Results revealed that regardless of their level of activity if the individuals spent most of their day being sedentary, they were also more likely to be disabled in certain capacities. On average subjects spent about nine hours daily being sedentary during waking hours. Of these, about four percent reported being disabled, with disability being defined as having problems or facing an inability in performing everyday tasks.
The study also found that just one additional hour spent sitting each day considerably increased the risk of disabilities. And like the results from some other studies, this also indicated that the effects of sitting for prolonged periods did not seem to be offset by regular visits to the gym.
As a takeaway, being sedentary was not just a synonym for being inactive in this case. If anything, prolonged periods of sitting around still ended up hindering simple everyday activities for these older adults. Just like any other age group, older adults also need to limit the time they spend sitting.
Another study explored the same phenomenon of linking sedentary time and physical activity with mobility disability in older age.
The study followed subjects over a period of ten years where their sedentary behavior including watching TV was monitored. Results revealed that those who engaged in increased television watching for 5 or more hours every day were an astounding 65 % more likely to have a walking disability 10 years down the road. Others who watched TV for 2 hours or less every day were less likely to develop this disability.
As a result, high levels of total sitting time combined with 3 or fewer hours of weekly physical activity had a particularly negative effect on older adults. Together, these sedentary practices significantly increased the risk of a mobility disability.
Undoes the effects of exercise
So far, the entire focus of canceling out sedentary behavior is to sit less and move more. More specifically, engage in some kind of exercise so that muscles and joints are kept in motion and do not get impaired by sitting idle. Having said that, it has also been established that exercise is not necessarily an antidote for too much sitting. While it is highly beneficial, people also need to figure out a way to limit sedentary time.

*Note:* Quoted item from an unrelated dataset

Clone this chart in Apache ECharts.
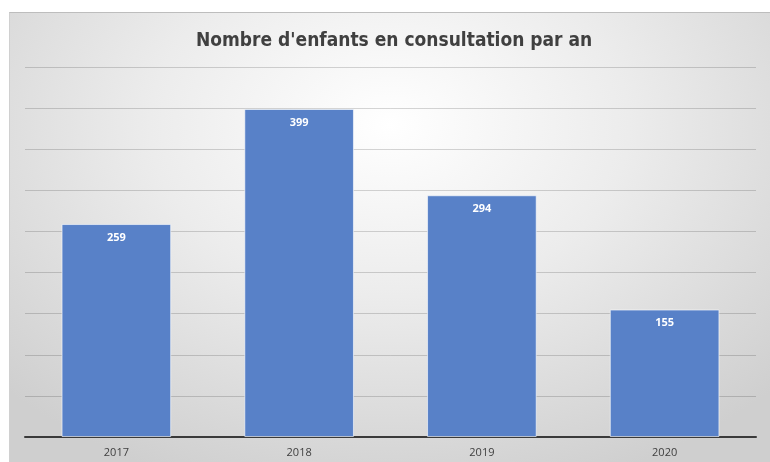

The effects of too much sitting are hard to counter with exercise alone. Even if people work out every day of the week, far above the suggested 2-3 hours, they still cannot reverse the effects of sitting 7 hours at a time. In fact, even something as little as sitting down for two hours can erase the health benefits achieved from 20 minutes of exercise. Exercise will definitely blunt the effect of too much sitting, but not completely.
In terms of numbers, people who spend time sitting for about 8 hours a day but are otherwise physically active have a much lower risk of death when compared to others who sat for a shorter duration but were not necessarily physically active. This should drive home the importance of physical activity, no matter how many hours a day an individual sits.

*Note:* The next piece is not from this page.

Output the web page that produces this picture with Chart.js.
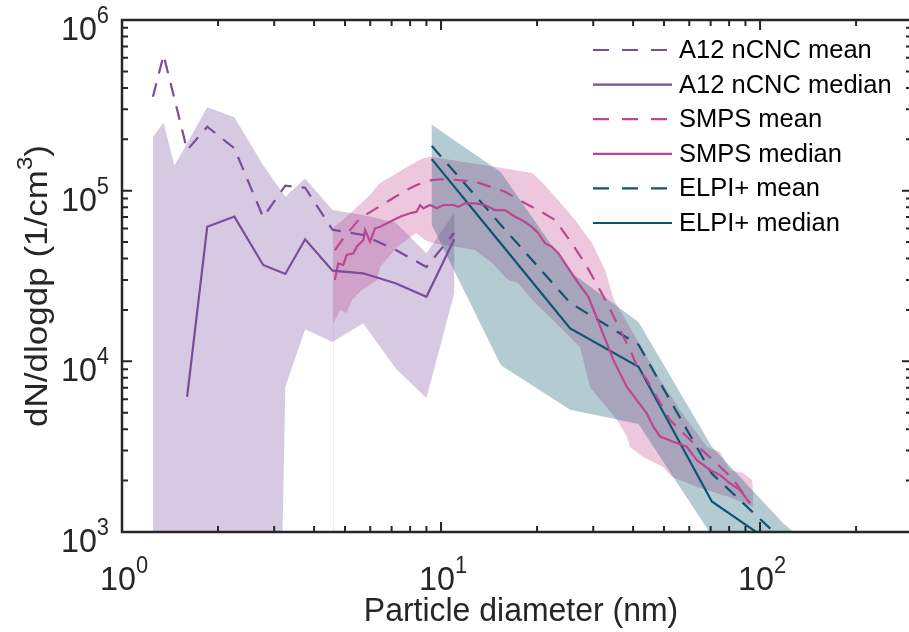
<!DOCTYPE html>
<html><head><meta charset="utf-8">
<script src="https://cdn.jsdelivr.net/npm/chart.js@4.4.1/dist/chart.umd.min.js"></script>
<style>html,body{margin:0;padding:0;background:#fff;}canvas{display:block;}</style>
</head><body>
<canvas id="c" width="909" height="632"></canvas>
<script>
// ---------------- data ----------------
const xTickExps = [0, 1, 2];
const yTickExps = [3, 4, 5, 6];

const a12MeanX   = [1.25, 1.35, 1.6, 1.85, 2.25, 2.77, 3.25, 3.75, 4.57, 5.7, 7.2, 9.0, 11.0];
const a12MeanY   = [3.55e5, 6.24e5, 1.73e5, 2.37e5, 1.77e5, 7.0e4, 1.07e5, 1.04e5, 5.9e4, 5.5e4, 4.5e4, 3.57e4, 5.65e4];
const a12MedianX = [1.6, 1.85, 2.25, 2.77, 3.25, 3.75, 4.57, 5.7, 7.2, 9.0, 11.0];
const a12MedianY = [6.2e3, 6.15e4, 7.05e4, 3.67e4, 3.25e4, 5.19e4, 3.4e4, 3.28e4, 2.87e4, 2.39e4, 5.19e4];
const a12BandX   = [1.25, 1.35, 1.46, 1.85, 2.25, 2.77, 3.25, 3.75, 4.57, 5.7, 7.2, 9.0, 11.0];
const a12UpperY  = [2.07e5, 2.5e5, 1.4e5, 3.08e5, 2.69e5, 1.41e5, 9.2e4, 1.18e5, 7.7e4, 7.2e4, 6.5e4, 4.3e4, 7.4e4];
const a12LowerY  = [1e-3, 1e-3, 1e-3, 1e-3, 1e-3, 1e-3, 7.1e3, 1.54e4, 1.3e4, 1.67e4, 9.1e3, 6.1e3, 2.5e4];

const smpsMeanX = [4.65, 4.94, 5.57, 6.52, 6.92, 7.81, 8.39, 9.35, 10.29, 12.78, 15.87, 18.34, 20.18, 22.78, 25.69, 28.28, 30.6, 33.4, 36.4, 39.1, 41.2, 44.2, 52.2, 60.4, 71.3, 82.3, 93.0];
const smpsMeanY = [4.49e4, 5.26e4, 6.89e4, 8.24e4, 8.82e4, 1.01e5, 1.08e5, 1.155e5, 1.17e5, 1.13e5, 9.86e4, 8.43e4, 7.7e4, 6.73e4, 4.92e4, 3.75e4, 2.88e4, 2.14e4, 1.53e4, 1.17e4, 9.3e3, 7.8e3, 4.53e3, 3.46e3, 2.64e3, 2.04e3, 1.48e3];
const smpsMedianX = [4.65, 4.76, 4.94, 5.06, 5.31, 5.44, 5.71, 5.78, 5.99, 6.21, 6.44, 6.92, 7.44, 7.99, 8.39, 8.6, 8.8, 9.24, 9.69, 10.17, 10.93, 11.33, 11.89, 12.78, 13.74, 14.77, 15.87, 17.06, 17.91, 19.24, 20.18, 21.18, 22.23, 23.32, 24.48, 25.69, 26.94, 28.96, 30.77, 33.07, 34.68, 36.4, 38.2, 41.07, 44.14, 46.3, 48.6, 53.5, 58.9, 63.3, 69.7, 74.9, 80.5, 86.6, 93.0];
const smpsMedianY = [3.0e4, 3.75e4, 3.67e4, 4.2e4, 4.3e4, 4.7e4, 5.14e4, 5.88e4, 5.02e4, 6.02e4, 6.15e4, 6.58e4, 7.04e4, 7.37e4, 7.53e4, 8.24e4, 7.88e4, 8.24e4, 7.88e4, 8.24e4, 8.24e4, 8.05e4, 8.43e4, 8.43e4, 8.24e4, 7.7e4, 7.7e4, 7.04e4, 6.73e4, 6.15e4, 5.63e4, 4.92e4, 4.7e4, 4.3e4, 3.75e4, 3.28e4, 2.87e4, 2.39e4, 1.8e4, 1.28e4, 1.02e4, 8.5e3, 7.1e3, 5.93e3, 4.96e3, 4.14e3, 3.62e3, 3.38e3, 3.16e3, 2.64e3, 2.31e3, 2.16e3, 1.93e3, 1.76e3, 1.47e3];
const smpsUpperX = [4.585, 4.93, 5.45, 5.99, 6.44, 6.92, 7.99, 8.78, 9.24, 12.51, 15.53, 19.29, 20.73, 23.27, 26.31, 29.74, 32.67, 34.85, 42.06, 48.6, 56.1, 68.2, 74.9, 80.5, 88.5, 94.4, 95.1];
const smpsUpperY = [6.04e4, 6.73e4, 8.02e4, 9.43e4, 1.11e5, 1.2e5, 1.41e5, 1.55e5, 1.58e5, 1.45e5, 1.36e5, 1.27e5, 1.12e5, 8.82e4, 6.73e4, 4.94e4, 3.43e4, 2.29e4, 1.25e4, 7.8e3, 5.19e3, 3.15e3, 2.94e3, 2.31e3, 2.22e3, 2.02e3, 1.7e3];
const smpsLowerX = [4.585, 4.6, 4.83, 5.06, 5.26, 5.65, 5.86, 6.3, 6.44, 7.28, 8.35, 8.91, 9.37, 12.78, 14.45, 16.22, 17.43, 19.71, 23.6, 27.3, 29.3, 35.6, 38.3, 39.1, 43.0, 49.7, 53.0, 64.9, 80.5, 95.1];
const smpsLowerY = [1e-3, 1.68e4, 2.0e4, 1.92e4, 2.29e4, 2.62e4, 2.73e4, 3.0e4, 3.57e4, 4.68e4, 5.65e4, 5.14e4, 4.94e4, 4.49e4, 3.77e4, 3.0e4, 2.88e4, 2.2e4, 1.59e4, 1.21e4, 7.07e3, 4.53e3, 3.6e3, 3.15e3, 2.75e3, 2.4e3, 2.1e3, 1.81e3, 1.6e3, 1.4e3];

const elpiX       = [9.35, 15.4, 25.4, 41.6, 70.6, 118, 195];
const elpiMeanY   = [1.83e5, 6.3e4, 2.2e4, 1.25e4, 2.2e3, 8.9e2, 3.0e2];
const elpiMedianY = [1.53e5, 4.9e4, 1.56e4, 9.3e3, 1.51e3, 7.8e2, 2.5e2];
const elpiUpperY  = [2.43e5, 1.28e5, 3.34e4, 1.7e4, 3.16e3, 1.13e3, 5.0e2];
const elpiLowerY  = [6.3e4, 9.5e3, 5.2e3, 4.3e3, 9.5e2, 3.1e2, 1.0e2];

const seriesNames = ['A12 nCNC mean', 'A12 nCNC median', 'SMPS mean', 'SMPS median', 'ELPI+ mean', 'ELPI+ median'];

// ---------------- styling ----------------
const C_A12 = '#7a4c9c', C_SMPS = '#bd4690', C_ELPI = '#0d566f';
const F_A12 = 'rgba(122,76,156,0.30)', F_SMPS = 'rgba(196,70,145,0.30)', F_ELPI = 'rgba(13,86,111,0.31)';
const FONT = '"Liberation Sans", Arial, Helvetica, sans-serif';
const AXC = '#262626';
const DASH = [14, 10];

const pts = (xs, ys) => xs.map((x, i) => ({x, y: ys[i]}));
const band = (ux, uy, lx, ly) => pts(ux, uy).concat(pts(lx, ly).reverse());

function lineDs(label, xs, ys, color, dashed) {
  return {label, data: pts(xs, ys), borderColor: color, backgroundColor: color, borderWidth: 2.2,
    borderDash: dashed ? DASH : [], pointRadius: 0, fill: false, tension: 0, order: 0, isLegend: true};
}
function bandDs(data, color, order) {
  return {label: '', data, borderWidth: 0, borderColor: 'rgba(0,0,0,0)', backgroundColor: color,
    pointRadius: 0, fill: 'shape', tension: 0, order, isLegend: false};
}

const datasets = [
  bandDs(band(a12BandX, a12UpperY, a12BandX, a12LowerY), F_A12, 30),
  bandDs(band(smpsUpperX, smpsUpperY, smpsLowerX, smpsLowerY), F_SMPS, 20),
  bandDs(band(elpiX, elpiUpperY, elpiX, elpiLowerY), F_ELPI, 10),
  lineDs(seriesNames[0], a12MeanX, a12MeanY, C_A12, true),
  lineDs(seriesNames[1], a12MedianX, a12MedianY, C_A12, false),
  lineDs(seriesNames[2], smpsMeanX, smpsMeanY, C_SMPS, true),
  lineDs(seriesNames[3], smpsMedianX, smpsMedianY, C_SMPS, false),
  lineDs(seriesNames[4], elpiX, elpiMeanY, C_ELPI, true),
  lineDs(seriesNames[5], elpiX, elpiMedianY, C_ELPI, false),
];

// ---------------- text helpers ----------------
const TICK_FS = 34, SUP_FS = 23, TICK_SX = 0.95, SUP_RAISE = 17;
function powLabel(ctx, exp, x, y, align) {
  ctx.font = TICK_FS + 'px ' + FONT;
  const wb = ctx.measureText('10').width * TICK_SX;
  ctx.font = SUP_FS + 'px ' + FONT;
  const we = ctx.measureText(String(exp)).width * TICK_SX;
  const left = align === 'center' ? x - (wb + we) / 2 : x - (wb + we);
  ctx.save(); ctx.translate(left, y); ctx.scale(TICK_SX, 1);
  ctx.font = TICK_FS + 'px ' + FONT; ctx.fillText('10', 0, 0); ctx.restore();
  ctx.save(); ctx.translate(left + wb, y - SUP_RAISE); ctx.scale(TICK_SX, 1);
  ctx.font = SUP_FS + 'px ' + FONT; ctx.fillText(String(exp), 0, 0); ctx.restore();
}

const framePlugin = {
  id: 'frame',
  afterDraw(chart) {
    const ctx = chart.ctx, xs = chart.scales.x, ys = chart.scales.y, a = chart.chartArea;
    const rightAxis = a.right + 3; // right edge of the box lies just outside the picture
    ctx.save();
    ctx.strokeStyle = AXC; ctx.fillStyle = AXC; ctx.textBaseline = 'alphabetic'; ctx.textAlign = 'left';
    // box (left, top, bottom)
    ctx.lineWidth = 2.5;
    ctx.beginPath();
    ctx.moveTo(rightAxis, a.top); ctx.lineTo(a.left, a.top); ctx.lineTo(a.left, a.bottom); ctx.lineTo(rightAxis, a.bottom);
    ctx.stroke();
    // ticks
    ctx.lineWidth = 2;
    const MAJ = 10, MIN = 6;
    for (let e = xTickExps[0]; e <= xTickExps[xTickExps.length - 1]; e++) {
      for (let m = 1; m <= 9; m++) {
        const v = m * Math.pow(10, e);
        if (v < xs.min || v > xs.max) continue;
        const px = xs.getPixelForValue(v), L = m === 1 ? MAJ : MIN;
        ctx.beginPath();
        ctx.moveTo(px, a.bottom); ctx.lineTo(px, a.bottom - L);
        ctx.moveTo(px, a.top); ctx.lineTo(px, a.top + L);
        ctx.stroke();
      }
    }
    for (let e = yTickExps[0]; e <= yTickExps[yTickExps.length - 1]; e++) {
      for (let m = 1; m <= 9; m++) {
        const v = m * Math.pow(10, e);
        if (v < ys.min || v > ys.max) continue;
        const py = ys.getPixelForValue(v), L = m === 1 ? MAJ : MIN;
        ctx.beginPath();
        ctx.moveTo(a.left, py); ctx.lineTo(a.left + L, py);
        ctx.moveTo(rightAxis, py); ctx.lineTo(rightAxis - L, py);
        ctx.stroke();
      }
    }
    // tick labels
    xTickExps.forEach(e => powLabel(ctx, e, xs.getPixelForValue(Math.pow(10, e)) + 2, a.bottom + 58, 'center'));
    yTickExps.forEach(e => powLabel(ctx, e, a.left - 13, ys.getPixelForValue(Math.pow(10, e)) + 20, 'right'));
    // x title
    ctx.save();
    ctx.font = '34px ' + FONT; ctx.textAlign = 'center';
    ctx.translate(521, 621); ctx.scale(0.94, 1);
    ctx.fillText('Particle diameter (nm)', 0, 0);
    ctx.restore();
    // y title with superscript 3
    ctx.save();
    ctx.translate(47, 286); ctx.rotate(-Math.PI / 2); ctx.scale(1, 0.92);
    ctx.font = '35px ' + FONT;
    const t1 = 'dN/dlogdp (1/cm', t2 = '3', t3 = ')';
    const w1 = ctx.measureText(t1).width, w3 = ctx.measureText(t3).width;
    ctx.font = '24px ' + FONT; const w2 = ctx.measureText(t2).width;
    let sx0 = -(w1 + w2 + w3) / 2;
    ctx.font = '35px ' + FONT; ctx.fillText(t1, sx0, 0);
    ctx.font = '24px ' + FONT; ctx.fillText(t2, sx0 + w1, -16);
    ctx.font = '35px ' + FONT; ctx.fillText(t3, sx0 + w1 + w2, 0);
    ctx.restore();
    // legend
    const items = chart.data.datasets.filter(d => d.isLegend);
    const lx0 = 593, lx1 = 672, tx = 679, y0 = 50, dy = 34.6;
    ctx.font = '25.5px ' + FONT; ctx.textBaseline = 'middle';
    items.forEach((d, i) => {
      const y = y0 + i * dy;
      ctx.strokeStyle = d.borderColor; ctx.lineWidth = d.borderWidth;
      ctx.setLineDash(d.borderDash.length ? [16, 13] : []);
      ctx.beginPath(); ctx.moveTo(lx0, y); ctx.lineTo(lx1, y); ctx.stroke();
      ctx.setLineDash([]);
      ctx.fillStyle = '#000'; ctx.fillText(d.label, tx, y + 1);
    });
    ctx.restore();
  }
};

new Chart(document.getElementById('c'), {
  type: 'line',
  data: {datasets},
  options: {
    responsive: false, animation: false, devicePixelRatio: 1,
    layout: {padding: {left: 0, right: 0, top: 20, bottom: 0}},
    plugins: {legend: {display: false}, tooltip: {enabled: false}},
    elements: {line: {borderJoinStyle: 'miter'}},
    scales: {
      x: {type: 'logarithmic', min: 1, max: 293, position: 'bottom',
          ticks: {display: false}, grid: {display: false}, border: {display: false},
          afterFit: s => { s.height = 100; }},
      y: {type: 'logarithmic', min: 1e3, max: 1e6, position: 'left',
          ticks: {display: false}, grid: {display: false}, border: {display: false},
          afterFit: s => { s.width = 122; }}
    }
  },
  plugins: [framePlugin]
});
</script>
</body></html>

Simply sitting down is only part of the problem. It’s how an individual sits is that may be aggravating the problem. For instance, a physical therapist observes that when a person sits in a chair too long, they turn into the chair. Since no movement occurs while seated, organs tend to slump out of their best position and can lead to developing aches, pains, and stiffness.
On the other hand, sitting with good posture may improve the situation somewhat. Yet, it is still crucial that sitting periods be broken up by short bouts of activity. Most experts recommend taking a break from sitting every hour. The recommendation is to get up and walk around for five minutes before lounging back into the chair once more.
And even when sitting, try to shift positions every fifteen minutes or so to keep mobility in motion. Just remember that the human body was in fact designed to move to work at its best. And anything short of that much-needed movement will put it at risk and impair its performance in many different ways.